Korean Peninsula: How China complicates a peace deal
The two Koreas may soon finally “put their days of hostility and enmity behind them,” said The Hankyoreh (South Korea) in an editorial. At last week’s summit in Panmunjeom—a village inside the Demilitarized Zone that separates North and South—North Korean dictator Kim Jong Un and South Korean President Moon Jae-in pledged to work toward the “complete denuclearization” of the Korean Peninsula and to turn the 1953 armistice that halted the Korean War into a permanent peace treaty. This breakthrough is the work of Moon, who has consistently spoken the language of peace, “even while North Korea and the U.S. were trading barbs about ‘fire and fury.’” Pyongyang has broken promises many times in the past, and Seoul must not be naïve.

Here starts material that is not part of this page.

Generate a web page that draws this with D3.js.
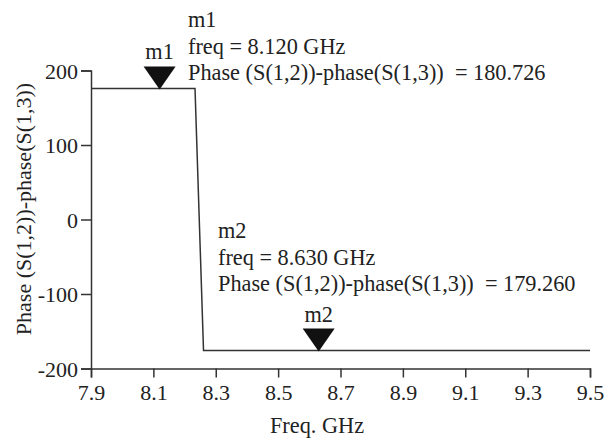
<!DOCTYPE html>
<html>
<head>
<meta charset="utf-8">
<script src="https://cdn.jsdelivr.net/npm/d3@7"></script>
<style>
  html, body { margin: 0; padding: 0; background: #fff; }
  svg text { font-family: "Liberation Serif", "Times New Roman", serif; fill: #222; white-space: pre; }
</style>
</head>
<body>
<svg id="chart" width="613" height="443"></svg>
<script>
// ---- data ----
const freqs = [7.9, 8.2335, 8.2608, 9.5];
const phaseDiff = [176, 176, -176, -176];
const xTicks = [7.9, 8.1, 8.3, 8.5, 8.7, 8.9, 9.1, 9.3, 9.5];
const yTicks = [200, 100, 0, -100, -200];
const markerNames = ["m1", "m2"];
const markerFreqs = [8.12, 8.63];
const markerValues = [176, -176];
const markerReadouts = [180.726, 179.260];
const xTitle = "Freq. GHz";
const yTitle = "Phase (S(1,2))-phase(S(1,3))";

// ---- layout ----
const svg = d3.select("#chart");
const x = d3.scaleLinear().domain([7.9, 9.5]).range([91, 590]);
const y = d3.scaleLinear().domain([-200, 200]).range([368.5, 70.5]);
const ink = "#333";
const fs = 22;
const fsAnn = 22.3;
const serif = "Liberation Serif, Times New Roman, serif";

// axes
const xAxis = svg.append("g").attr("transform", `translate(0,${y(-200)})`)
  .call(d3.axisBottom(x).tickValues(xTicks).tickSize(9).tickPadding(6).tickFormat(d => d.toFixed(1)));
const yAxis = svg.append("g").attr("transform", `translate(${x(7.9)},0)`)
  .call(d3.axisLeft(y).tickValues(yTicks).tickSize(10).tickPadding(3).tickFormat(d => String(d)));
[xAxis, yAxis].forEach(g => {
  g.attr("font-family", serif).attr("font-size", fs);
  g.select(".domain").attr("stroke", ink).attr("stroke-width", 1.5);
  g.selectAll(".tick line").attr("stroke", ink).attr("stroke-width", 1.5);
  g.selectAll(".tick text").attr("font-size", fs).attr("fill", "#222")
    .attr("font-family", serif);
});
yAxis.selectAll(".tick text").attr("dy", "0.35em");
xAxis.selectAll(".tick text").attr("dy", "0.75em");

// titles
svg.append("text").attr("x", 317).attr("y", 433).attr("text-anchor", "middle")
  .attr("font-size", fsAnn).text(xTitle);
svg.append("text").attr("transform", "translate(31,209) rotate(-90)")
  .attr("text-anchor", "middle").attr("font-size", fs).text(yTitle);

// trace
const pts = freqs.map((f, i) => [f, phaseDiff[i]]);
svg.append("path").datum(pts)
  .attr("fill", "none").attr("stroke", ink).attr("stroke-width", 1.5)
  .attr("d", d3.line().x(d => x(d[0])).y(d => y(d[1])));

// markers
const tri = (cx, ty) => `M${cx - 16},${ty - 23} L${cx + 16},${ty - 23} L${cx},${ty} Z`;
const markerTextPos = [[188, 27], [218, 238]];
markerNames.forEach((name, i) => {
  const cx = x(markerFreqs[i]);
  const ty = y(markerValues[i]) + 1;
  svg.append("path").attr("d", tri(cx, ty)).attr("fill", "#111");
  svg.append("text").attr("x", cx).attr("y", ty - 30).attr("text-anchor", "middle")
    .attr("font-size", fsAnn).text(name);
  const [tx, by] = markerTextPos[i];
  const lines = [
    name,
    `freq = ${markerFreqs[i].toFixed(3)} GHz`,
    `${yTitle}  = ${markerReadouts[i].toFixed(3)}`
  ];
  lines.forEach((t, j) => {
    svg.append("text").attr("x", tx).attr("y", by + j * 26.5)
      .attr("font-size", fsAnn).text(t);
  });
});
</script>
</body>
</html>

But every Korean has reason to celebrate this historic step.
The meeting was “political theater of a high order,” said Frank Ching in The Business Times (Singapore). With the world watching, Kim strode across the cement blocks that mark the two countries’ border, becoming the first North Korean leader to set foot in the South since 1953. Holding hands, Moon and Kim then skipped back and forth across the border “like schoolchildren playing hopscotch.” U.S. President Donald Trump will play America’s part when he meets with Kim in the coming weeks. But the other key actor, China, has yet to find its role. Both Koreas currently have tense relations with Beijing—Pyongyang because its main ally has supported the United Nations’ sanctions against it and Seoul because China hit it with sanctions after the U.S. deployed a missile defense system on South Korean territory. Yet as a party to the 1953 armistice, Beijing must be included in any peace deal. China’s “fear of being marginalized may well intensify.”
Beijing doesn’t know whether to “be unhappy or not” at the prospect of peace, said the Hong Kong Economic Journal (China). North Korea is China’s “buffer shield” against the U.S.-allied South. If peace means that the U.S. ends up withdrawing its 28,000 military personnel from South Korea, Beijing can live with that. But if Pyongyang achieves normalized relations with the U.S. while American troops and missile defenses remain in South Korea, “China will probably feel prickles down its back.”
Already, China is trying to intimidate us, said The Korea Herald (South Korea). As Koreans celebrated the prospect of peace on the peninsula, China “escalated its violations” of South Korean airspace. A day after Kim and Moon’s historic meeting, Beijing flew a military surveillance craft into our air defense identification zone without warning—the third time it has done so in as many months. China “wants to make its hegemonic presence felt regarding the matter of denuclearizing the North.” And that’s exactly why our alliance with the U.S. remains so critical, even if we secure the best possible peace deal. At that point, China may well become “as threatening to the South as North Korea’s nuclear weapons” ever were.